What will Labour do, will there be a second referendum, etc., etc... you know the drill. But the other big development of the past 48 hours is that there is no longer any doubt that the UK can unilaterally call the whole thing off, and revert to the status quo ante of 2015.

I’m proud of my three MEPs, Alyn Smith, David Martin, and Catherine Stihler, who joined Jolyon Maugham, Andy Wightman, Ross Greer, and Joanna Cherry in taking the case on Article 50 to the ECJ. And proud to have helped crowdfund it.

Imagine being able to pretend 2016 never happened. Just imagine. Can we bring David Bowie back from the dead, while we’re at it?

Brexit has been 18 months of watching someone trying to haggle on prices with the automatic scanning machine at a Tesco checkout.

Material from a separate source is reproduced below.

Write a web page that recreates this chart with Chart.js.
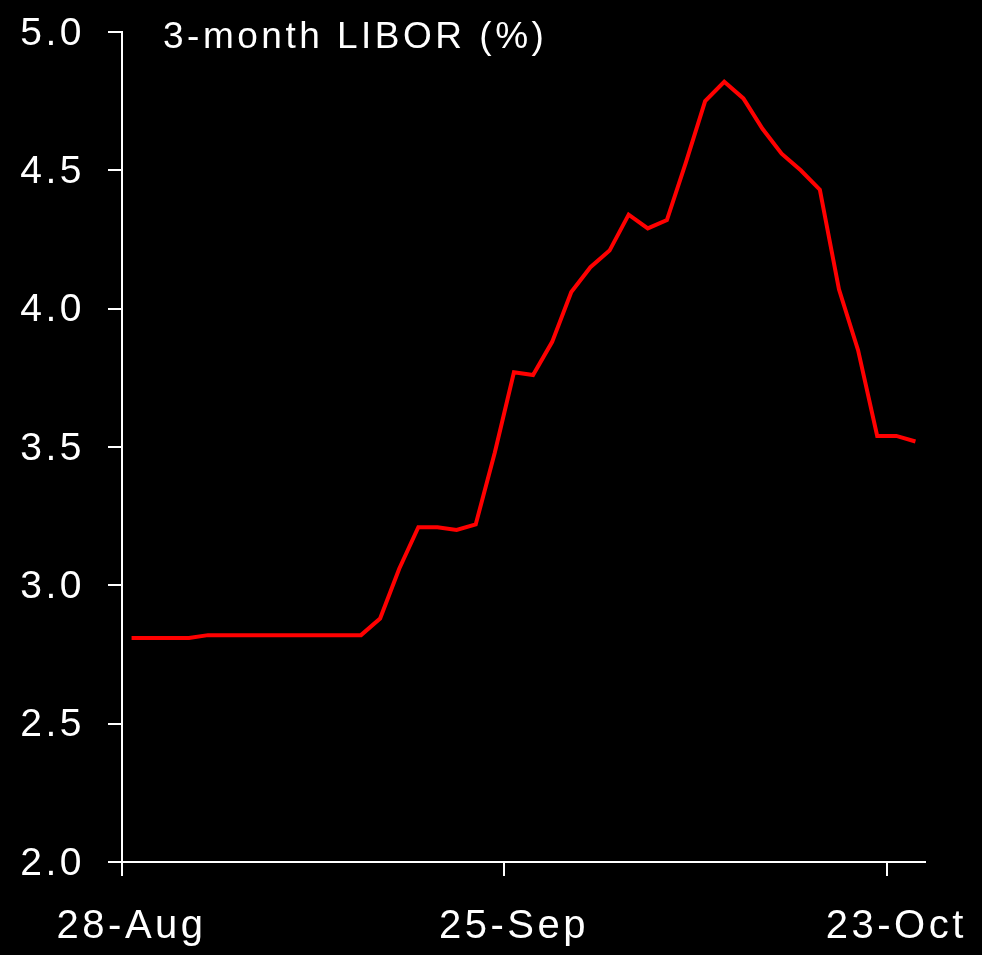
<!DOCTYPE html>
<html>
<head>
<meta charset="utf-8">
<script src="https://cdn.jsdelivr.net/npm/chart.js@4/dist/chart.umd.min.js"></script>
<style>
  html, body { margin: 0; padding: 0; background: #000; }
  #wrap { width: 982px; height: 955px; position: relative; }
</style>
</head>
<body>
<div id="wrap"><canvas id="c"></canvas></div>
<script>
// ---- data ----
const chartTitle = '3-month LIBOR (%)';
const dates = [
  '28-Aug','29-Aug','1-Sep','2-Sep','3-Sep','4-Sep','5-Sep','8-Sep','9-Sep','10-Sep',
  '11-Sep','12-Sep','15-Sep','16-Sep','17-Sep','18-Sep','19-Sep','22-Sep','23-Sep','24-Sep',
  '25-Sep','26-Sep','29-Sep','30-Sep','1-Oct','2-Oct','3-Oct','6-Oct','7-Oct','8-Oct',
  '9-Oct','10-Oct','13-Oct','14-Oct','15-Oct','16-Oct','17-Oct','20-Oct','21-Oct','22-Oct',
  '23-Oct','24-Oct'
];
const libor = [
  2.81, 2.81, 2.81, 2.81, 2.82, 2.82, 2.82, 2.82, 2.82, 2.82,
  2.82, 2.82, 2.82, 2.88, 3.06, 3.21, 3.21, 3.20, 3.22, 3.48,
  3.77, 3.76, 3.88, 4.06, 4.15, 4.21, 4.34, 4.29, 4.32, 4.53,
  4.75, 4.82, 4.76, 4.65, 4.56, 4.50, 4.43, 4.07, 3.85, 3.54,
  3.54, 3.52
];
const xTickLabels = ['28-Aug', '25-Sep', '23-Oct'];
const yMin = 2.0, yMax = 5.0, yStep = 0.5;

// ---- chart ----
const SPACING = '3.5px';
const spacingPlugin = {
  id: 'spacing',
  beforeUpdate(chart) { chart.ctx.letterSpacing = SPACING; },
  beforeLayout(chart) { chart.ctx.letterSpacing = SPACING; },
  beforeDraw(chart) { chart.ctx.letterSpacing = SPACING; },
  afterDraw(chart) {
    const ctx = chart.ctx;
    ctx.save();
    ctx.letterSpacing = SPACING;
    ctx.font = '37px "Liberation Sans"';
    ctx.fillStyle = '#ffffff';
    ctx.textAlign = 'left';
    ctx.textBaseline = 'alphabetic';
    ctx.fillText(chartTitle, 163, 48);
    ctx.restore();
  }
};

Chart.defaults.font.family = '"Liberation Sans", Arial, sans-serif';
Chart.defaults.color = '#ffffff';

new Chart(document.getElementById('c'), {
  type: 'line',
  data: {
    labels: dates,
    datasets: [{
      data: libor,
      borderColor: '#ff0000',
      borderWidth: 4,
      pointRadius: 0,
      tension: 0,
      fill: false
    }]
  },
  options: {
    responsive: true,
    maintainAspectRatio: false,
    animation: false,
    events: [],
    layout: { padding: { top: 32, right: 57, left: 0, bottom: 0 } },
    plugins: { legend: { display: false }, tooltip: { enabled: false }, title: { display: false } },
    scales: {
      x: {
        type: 'category',
        offset: true,
        afterFit(scale) { scale.height = 93; scale.paddingLeft = 0; scale.paddingRight = 0; },
        border: { display: true, color: '#ffffff', width: 2 },
        grid: {
          offset: true,
          drawOnChartArea: false,
          drawTicks: true,
          tickLength: 14,
          lineWidth: 2,
          color: (ctx) => (ctx.index !== undefined && ctx.index % 20 === 0) ? '#ffffff' : 'rgba(0,0,0,0)'
        },
        ticks: {
          autoSkip: false,
          maxRotation: 0,
          minRotation: 0,
          padding: 27,
          color: '#ffffff',
          font: { size: 40 },
          callback(value, index) {
            const l = dates[index];
            return xTickLabels.includes(l) ? l : '';
          }
        }
      },
      y: {
        min: yMin,
        max: yMax,
        afterFit(scale) { scale.width = 122; scale.paddingTop = 0; scale.paddingBottom = 0; },
        border: { display: true, color: '#ffffff', width: 2 },
        grid: {
          drawOnChartArea: false,
          drawTicks: true,
          tickLength: 14,
          lineWidth: 2,
          color: '#ffffff'
        },
        ticks: {
          stepSize: yStep,
          padding: 23,
          labelOffset: 2,
          color: '#ffffff',
          font: { size: 39 },
          callback(value) { return Number(value).toFixed(1); }
        }
      }
    }
  },
  plugins: [spacingPlugin]
});
</script>
</body>
</html>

Despair, frustration and even resentment pervades diplomatic corps in London. “There is so little understanding [in the UK] that European states were not happy with the withdrawal treaty. They don’t feel like they have won. Many of them have misgivings, and in many ways, the British have got everything they wanted.”

What the European papers say. “When exactly does the EU decide it’s had enough of rolling May’s Brexit rock up the mountain? And just what is the EU able—and willing—to do to help her once more?”

How Theresa May came to delay the Brexit vote. “You have to remember for a lot of cabinet ministers, this is about self-preservation.”

An important Twitter thread on the subsequent Tory party confidence vote: “If Theresa May falls tonight, the leadership contest that follows will be one of the most important elections in British history. It will also be one of the least democratic.”

Chris Grey’s rapid response to May’s survival.

Ian Dunt on Tuesday and Wednesday: This government is trashing our constitutional arrangements on a daily basis. We’re the hostages of a Tory party that has gone insane.

To extend his metaphor that we’re on “a conveyor belt towards an abattoir”, we’re on a conveyor belt towards an abattoir where one of us has just been handed the remote control with the Stop button, and is telling different people that she’ll either push it or refuse to push it if they don’t back her plan to use the conveyor as a treadmill.